Inductive argument: Definition
An argument in which it is thought that the premises provide reasons supporting the probable truth
of the conclusion.
Sound argument: Definition
A deductive argument is said to be sound if it meets two conditions: First, that the line of
reasoning from the premises to the conclusion is valid. Second, that the premises are true.
Unstated premises: Definition
Not every argument is fully expressed. Sometimes premises or even conclusions are left
unexpressed.
Valid argument: Definition
An argument is valid if the conclusion logically follows from the premises.
Colloquial: Definition
Ordinary or familiar type of conversation.
Connotation: Definition
Rather than the dictionary definition (denotation), the associations suggested by a
word. Implied meaning rather than literal meaning.
Denotation: Definition
The literal, explicit meaning of a word, without its connotations.
Jargon: Definition
The diction used by a group which practices a similar profession or activity.
Vernacular: Definition
Language or dialect of a particular country. 2. Language or dialect of a regional
clan or group. 3. Plain everyday speech
Adage: Definition
A folk saying with a lesson.
Allegory: Definition
A story, fictional or non fictional, in which characters, things, and events represent
qualities or concepts. The interaction of these characters, things, and events is meant to reveal an
abstraction or a truth.
Aphorism: Definition
A terse statement which expresses a general truth or moral principle. An aphorism
can be a memorable summation of the author’s point.
Analogy: Definition
An analogy is a comparison of one pair of variables to a parallel set of variables.
Hyperbole: Definition
Exaggeration
Idiom: Definition
A common, often used expression that doesn’t make sense if you take it literally.
Metaphor: Definition
Making an implied comparison, not using “like,” as,” or other such words.
Metonymy: Definition
Replacing an actual word or idea, with a related word or concept.
Synecdoche: Definition
A kind of metonymy when a whole is represented by naming one of its
parts, or vice versa.
Simile: Definition
Using words such as “like” or “as” to make a direct comparison between two very
different things.
Synesthesia: Definition
a description involving a “crossing of the senses.”

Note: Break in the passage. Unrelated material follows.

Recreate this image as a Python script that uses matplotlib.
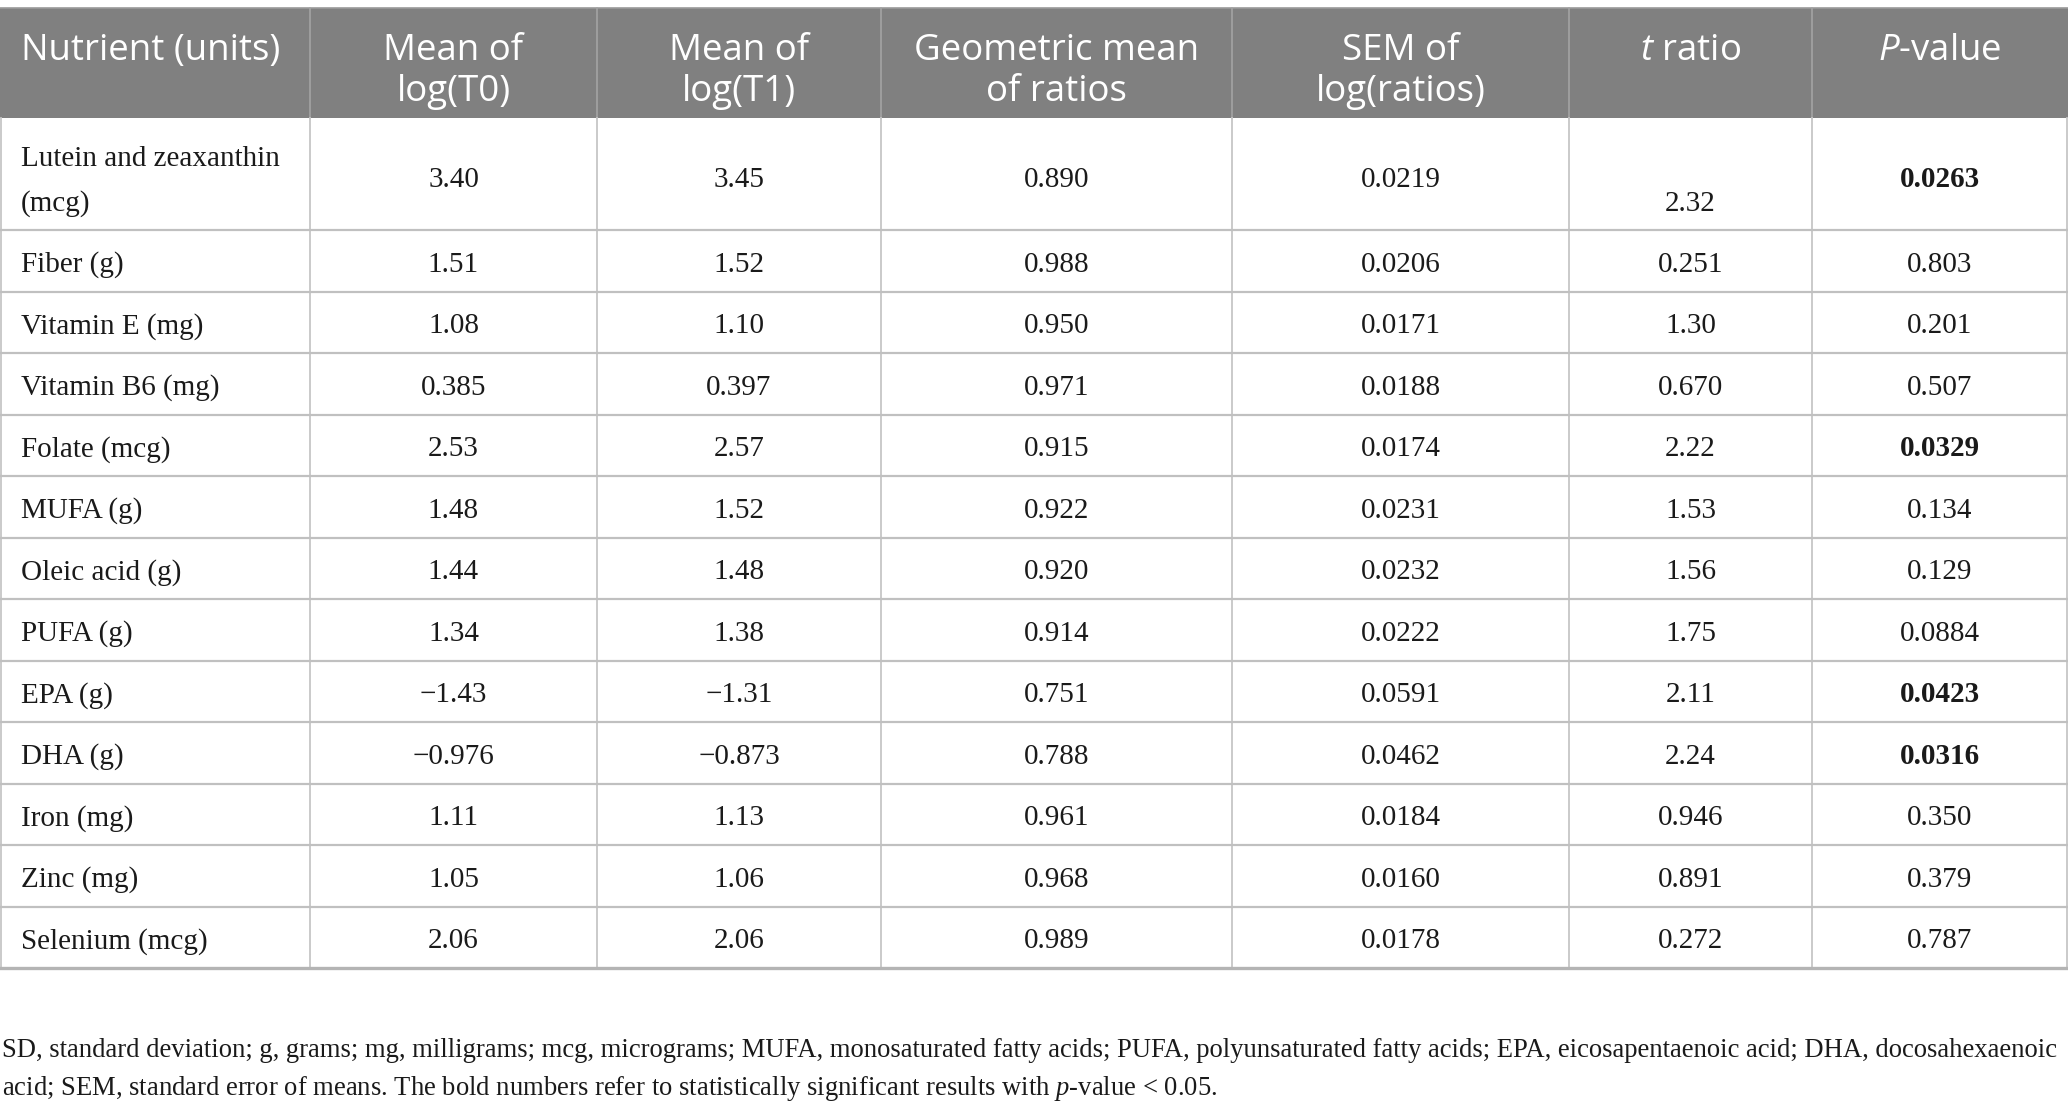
import matplotlib.pyplot as plt

plt.rcParams['mathtext.fontset'] = 'custom'
plt.rcParams['mathtext.rm'] = 'Liberation Serif'
plt.rcParams['mathtext.it'] = 'Liberation Serif:italic'
plt.rcParams['mathtext.sf'] = 'Open Sans:italic'

# table content
headers = ["Nutrient (units)", "Mean of\nlog(T0)", "Mean of\nlog(T1)",
           "Geometric mean\nof ratios", "SEM of\nlog(ratios)",
           r"$\mathsf{t}$ ratio", r"$\mathsf{P}$-value"]
nutrients = ["Lutein and zeaxanthin\n(mcg)", "Fiber (g)", "Vitamin E (mg)", "Vitamin B6 (mg)",
             "Folate (mcg)", "MUFA (g)", "Oleic acid (g)", "PUFA (g)", "EPA (g)", "DHA (g)",
             "Iron (mg)", "Zinc (mg)", "Selenium (mcg)"]
mean_t0 = ["3.40", "1.51", "1.08", "0.385", "2.53", "1.48", "1.44", "1.34", "\u22121.43",
           "\u22120.976", "1.11", "1.05", "2.06"]
mean_t1 = ["3.45", "1.52", "1.10", "0.397", "2.57", "1.52", "1.48", "1.38", "\u22121.31",
           "\u22120.873", "1.13", "1.06", "2.06"]
geo_mean = ["0.890", "0.988", "0.950", "0.971", "0.915", "0.922", "0.920", "0.914", "0.751",
            "0.788", "0.961", "0.968", "0.989"]
sem_log = ["0.0219", "0.0206", "0.0171", "0.0188", "0.0174", "0.0231", "0.0232", "0.0222",
           "0.0591", "0.0462", "0.0184", "0.0160", "0.0178"]
t_ratio = ["2.32", "0.251", "1.30", "0.670", "2.22", "1.53", "1.56", "1.75", "2.11", "2.24",
           "0.946", "0.891", "0.272"]
p_value = ["0.0263", "0.803", "0.201", "0.507", "0.0329", "0.134", "0.129", "0.0884", "0.0423",
           "0.0316", "0.350", "0.379", "0.787"]
footnote = ["SD, standard deviation; g, grams; mg, milligrams; mcg, micrograms; MUFA, monosaturated "
            "fatty acids; PUFA, polyunsaturated fatty acids; EPA, eicosapentaenoic acid; DHA, docosahexaenoic",
            r"acid; SEM, standard error of means. The bold numbers refer to statistically significant "
            r"results with $\mathit{p}$-value < 0.05."]

# layout (pixels of the 2068x1112 image)
col_edges = [0, 310, 597, 881, 1232, 1569, 1812, 2068]
head_top, head_bot = 8, 118
first_bot, row_h = 230, 61.5

fig = plt.figure(figsize=(20.68, 11.12), dpi=100)
ax = fig.add_axes([0, 0, 1, 1])
ax.set_xlim(0, 2068)
ax.set_ylim(1112, 0)
ax.axis('off')
renderer = fig.canvas.get_renderer()


def fit_size(s, width, **kw):
    t = ax.text(0, 0, s, fontsize=20, **kw)
    w = t.get_window_extent(renderer).width
    t.remove()
    return 20 * width / w


head_fs = fit_size("Nutrient (units)", 259, family="Open Sans")
body_fs = fit_size("Lutein and zeaxanthin", 259, family="Liberation Serif")
foot_fs = fit_size(footnote[0], 2057, family="Liberation Serif")

row_edges = [head_bot, first_bot] + [first_bot + row_h * (i + 1) for i in range(len(nutrients) - 1)]
table_bot = row_edges[-1]

# header band
ax.fill_between([0, 2068], head_top, head_bot, color="#808080", lw=0)
ax.plot([0, 2068], [head_top, head_top], color="#9a9a9a", lw=1.2)
for x in col_edges[1:-1]:
    ax.plot([x, x], [head_top, head_bot], color="#a3a3a3", lw=1.2)
    ax.plot([x, x], [head_bot, table_bot], color="#c6c6c6", lw=1.3)
for x in [0.7, 2067.3]:
    ax.plot([x, x], [head_bot, table_bot], color="#c6c6c6", lw=1.3)
for y in row_edges[1:-1]:
    ax.plot([0, 2068], [y, y], color="#c0c0c0", lw=1.6)
ax.plot([0, 2068], [table_bot, table_bot], color="#b4b4b4", lw=2.4)

for j, h in enumerate(headers):
    lines = h.split("\n")
    for k, line in enumerate(lines):
        if j == 0:
            ax.text(21, 60 + 41 * k, line, ha="left", va="baseline", color="white",
                    fontsize=head_fs, family="Open Sans")
        else:
            ax.text((col_edges[j] + col_edges[j + 1]) / 2, 60 + 41 * k, line, ha="center",
                    va="baseline", color="white", fontsize=head_fs, family="Open Sans")

columns = [mean_t0, mean_t1, geo_mean, sem_log, t_ratio, p_value]
for i, name in enumerate(nutrients):
    top, bot = row_edges[i], row_edges[i + 1]
    mid = (top + bot) / 2
    name_lines = name.split("\n")
    if len(name_lines) > 1:
        base = [top + 48 + 45 * k for k in range(len(name_lines))]
        val_base = mid + 13
    else:
        base = [mid + 11]
        val_base = mid + 11
    for k, line in enumerate(name_lines):
        ax.text(21, base[k], line, ha="left", va="baseline", color="#1a1a1a",
                fontsize=body_fs, family="Liberation Serif")
    for j, col in enumerate(columns):
        xc = (col_edges[j + 1] + col_edges[j + 2]) / 2
        yb = val_base
        # t ratio of the first row sits on the second text line in the source table
        if col is t_ratio and len(name_lines) > 1:
            yb = base[-1]
        bold = col is p_value and float(p_value[i]) < 0.05
        ax.text(xc, yb, col[i], ha="center", va="baseline", color="#1a1a1a",
                fontsize=body_fs, family="Liberation Serif",
                fontweight="bold" if bold else "normal")

for k, line in enumerate(footnote):
    ax.text(2, 1057 + 38 * k, line, ha="left", va="baseline", color="#1a1a1a",
            fontsize=foot_fs, family="Liberation Serif")

fig.savefig("out.png", dpi=100)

Personification: Definition
Giving human-like qualities to something that is not human.
Verbal Irony: Definition
When you say something and mean the opposite/something different.
Dramatic Irony: Definition
When the audience of a drama, play, movie, etc. knows something that the
character doesn’t and would be surprised to find out.
Situational Irony: Definition
Found in the plot (or story line) of a book, story, or movie.
Anaphora: Definition
Repetition of a word, phrase, or clause at the beginning of two or more sentences or
clauses in a row.
Chiasmus: Definition
When the same words are used twice in succession, but the second time, the order of
the words is reversed.
Antithesis: Definition
Two opposite or contrasting words, phrases, or clauses, or even ideas, with parallel
structure.
Zuegma (Syllepsis): Definition
When a single word governs or modifies two or more other words, and the
meaning of the first word must change for each of the other words it governs or modifies.